Mi madre, pobrecilla, no se dio cuenta o no quiso darse cuenta de que algo fallaba. No la culpo. Era joven e ingenua, la vida la abrumaba y trataba por todos los medios de no venirse abajo, pese a padecer insomnio, ser resistente al Valium y tener una familia a la que cuidar sin un libro de instrucciones. Ya le costaba bastante levantarse por las mañanas, poner la comida en la mesa y seguir de pie hasta las once de la noche. Era y sigue siendo una mujer de una tremenda empatía, generosa y cariñosa, y se enfrentaba a una situación espantosa de la mejor y única manera que conocía.

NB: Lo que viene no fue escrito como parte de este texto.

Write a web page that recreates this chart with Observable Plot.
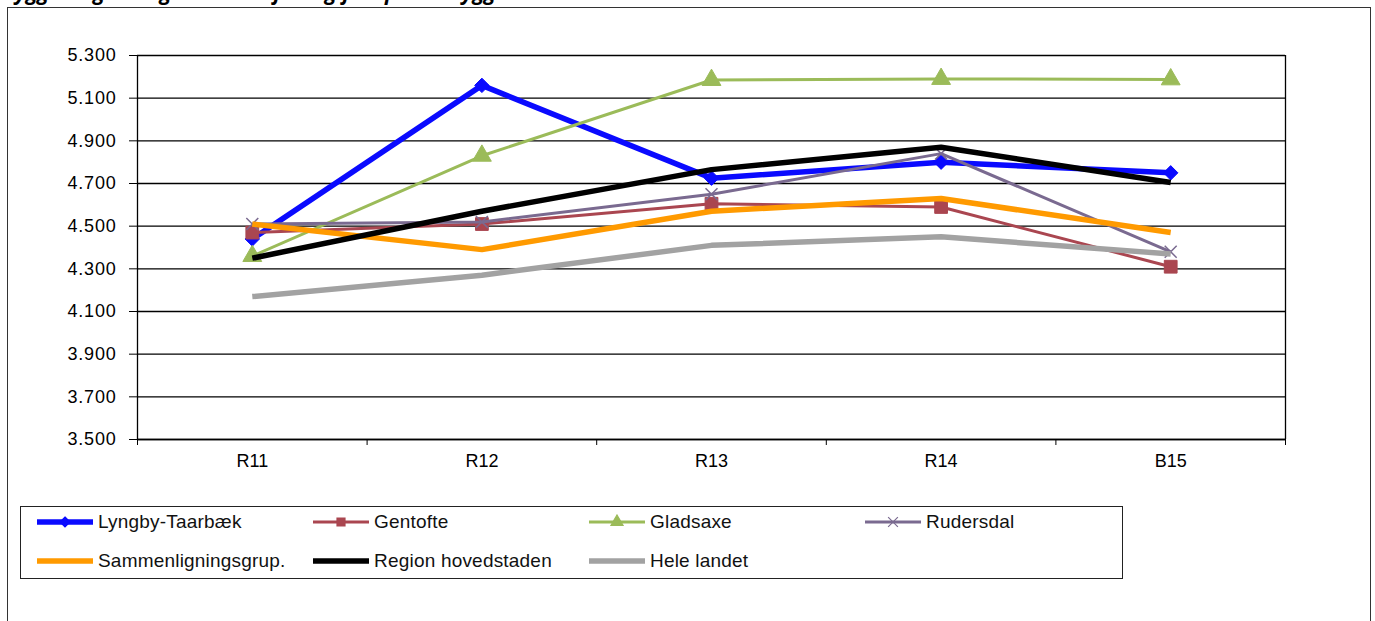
<!DOCTYPE html>
<html>
<head>
<meta charset="utf-8">
<script src="https://cdn.jsdelivr.net/npm/d3@7"></script>
<script src="https://cdn.jsdelivr.net/npm/@observablehq/plot@0.6"></script>
<style>
  body { margin: 0; background: #fff; }
  #wrap { position: relative; width: 1375px; height: 621px; overflow: hidden; background: #fff; }
  #title { position: absolute; left: 2px; top: -22px; font: italic bold 21px "Open Sans", "DejaVu Sans", sans-serif; color: #000; white-space: nowrap; }
  #frame { position: absolute; left: 7px; top: 7px; width: 1364px; height: 700px; border: 1.5px solid #333; box-sizing: border-box; }
  #chart { position: absolute; left: 0; top: 0; }
  #legend { position: absolute; left: 20px; top: 506px; width: 1103px; height: 73px; border: 1.5px solid #222; box-sizing: border-box; background: #fff; }
  .item { position: absolute; display: flex; align-items: center; height: 24px; font: 19px "Liberation Sans", Arial, sans-serif; color: #111; letter-spacing: 0.2px; }
  .item svg { display: block; margin-right: 4px; }
</style>
</head>
<body>
<div id="wrap">
  <div id="title">Byggeri og anlæg – nettodriftsudgifter pr. indbygger</div>
  <div id="frame"></div>
  <div id="chart"></div>
  <div id="legend"></div>
</div>
<script>
// ---- data ----
const categories = ["R11", "R12", "R13", "R14", "B15"];
const yTicks = [3500, 3700, 3900, 4100, 4300, 4500, 4700, 4900, 5100, 5300];

const lyngbyTaarbaek      = [4440, 5160, 4725, 4800, 4750];
const gentofte            = [4470, 4510, 4605, 4590, 4310];
const gladsaxe            = [4360, 4830, 5185, 5190, 5188];
const rudersdal           = [4510, 4520, 4650, 4840, 4380];
const sammenligningsgrup  = [4510, 4390, 4570, 4630, 4470];
const regionHovedstaden   = [4350, 4570, 4765, 4870, 4705];
const heleLandet          = [4170, 4270, 4410, 4450, 4370];

const seriesNames = ["Lyngby-Taarbæk", "Gentofte", "Gladsaxe", "Rudersdal", "Sammenligningsgrup.", "Region hovedstaden", "Hele landet"];
const seriesValues = [lyngbyTaarbaek, gentofte, gladsaxe, rudersdal, sammenligningsgrup, regionHovedstaden, heleLandet];

// ---- styles ----
const styles = [
  {color: "#0a0aff", width: 5.5, symbol: "diamond2", r: 6.5, fill: true},
  {color: "#aa4650", width: 3,   symbol: "square",   r: 7.2, fill: true},
  {color: "#9bbb59", width: 3,   symbol: "triangle", r: 7,   fill: true},
  {color: "#7a6a90", width: 3,   symbol: "times",    r: 5.5, fill: false},
  {color: "#ff9a00", width: 5.5, symbol: null},
  {color: "#000000", width: 5.5, symbol: null},
  {color: "#a2a2a2", width: 5.5, symbol: null}
];

const table = seriesNames.map((name, s) => seriesValues[s].map((v, i) => ({name, i, v})));

const fmt = d => d3.format(",")(d).replace(",", ".");
const bounds = d3.range(-0.5, categories.length, 1);

const marks = [
  Plot.gridY(yTicks, {stroke: "#000", strokeOpacity: 1, strokeWidth: 1.3}),
  Plot.ruleX([-0.5], {stroke: "#000", strokeWidth: 1.3}),
  Plot.ruleX([categories.length - 0.5], {stroke: "#000", strokeWidth: 1.3}),
  Plot.ruleY([yTicks[0]], {stroke: "#000", strokeWidth: 1.5}),
  Plot.axisY(yTicks, {tickSize: 8, tickPadding: 13, tickFormat: fmt, label: null, stroke: "#000"}),
  Plot.axisX(bounds, {tickSize: 6, tickFormat: () => "", label: null, stroke: "#000"}),
  Plot.axisX(d3.range(categories.length), {tickSize: 0, tickPadding: 15, tickFormat: i => categories[i], label: null})
];

table.forEach((data, s) => {
  const st = styles[s];
  marks.push(Plot.line(data, {x: "i", y: "v", stroke: st.color, strokeWidth: st.width, strokeLinejoin: "miter", strokeLinecap: "butt"}));
  if (st.symbol) {
    marks.push(Plot.dot(data, st.fill
      ? {x: "i", y: "v", symbol: () => st.symbol, r: st.r, fill: st.color, stroke: st.color, strokeWidth: 1}
      : {x: "i", y: "v", symbol: () => st.symbol, r: st.r, stroke: st.color, strokeWidth: 1.5}));
  }
});

const chart = Plot.plot({
  width: 1375,
  height: 480,
  marginLeft: 137,
  marginRight: 90,
  marginTop: 55,
  marginBottom: 41,
  x: {type: "linear", domain: [-0.5, categories.length - 0.5]},
  y: {domain: [yTicks[0], yTicks[yTicks.length - 1]]},
  style: {fontFamily: "'Liberation Sans', Arial, sans-serif", fontSize: "18px", color: "#000", background: "transparent", overflow: "visible"},
  marks
});
d3.select(chart).selectAll("g[aria-label='y-axis tick label'] text").style("letter-spacing", "0.8px");
document.getElementById("chart").appendChild(chart);

// ---- legend ----
const legend = d3.select("#legend");
seriesNames.forEach((name, s) => {
  const st = styles[s];
  const col = s % 4, row = Math.floor(s / 4);
  const item = legend.append("div").attr("class", "item")
    .style("left", (15 + col * 276) + "px")
    .style("top", (3 + row * 39) + "px");
  const svg = item.append("svg").attr("width", 58).attr("height", 16);
  svg.append("line").attr("x1", 1).attr("x2", 57).attr("y1", 8).attr("y2", 8)
    .attr("stroke", st.color).attr("stroke-width", st.width);
  if (st.symbol) {
    const symMap = {diamond2: d3.symbolDiamond2, square: d3.symbolSquare, triangle: d3.symbolTriangle, times: d3.symbolTimes};
    svg.append("path").attr("transform", "translate(29,8)")
      .attr("d", d3.symbol(symMap[st.symbol], Math.PI * 4.5 * 4.5)())
      .attr("fill", st.fill ? st.color : "none").attr("stroke", st.color).attr("stroke-width", 1.2);
  }
  item.append("span").text(name);
});
</script>
</body>
</html>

No voy a describir con detalle los aspectos sexuales. Por varios motivos. Algunos de vosotros podríais leerlo y utilizar esos fragmentos para alimentar vuestras fantasías. Algunos de vosotros podríais juzgarme al saber que cuando aquello pasó se me puso dura (en alguna ocasión). Otros podríais sentir asco e indignación. Pero sobre todo no quiero entrar en detalles porque no creo que pueda mantener la cordura si lo hago, más aún cuando podéis salir a comprar un ejemplar del Daily Mail si sentís la necesidad de que os exciten, de que os inspiren asco o indignación. Algo más barato, más rápido y menos traumático para mí.

El sentido de difundir estas palabras pegajosas y tóxicas es el siguiente: ese primer incidente ocurrido en el cuarto sin ventanas y cerrado del gimnasio me cambió de forma irreversible y permanente. A partir de ese momento, la mayor y más verdadera parte de mí pasó a ser asquerosa, objetivamente distinta.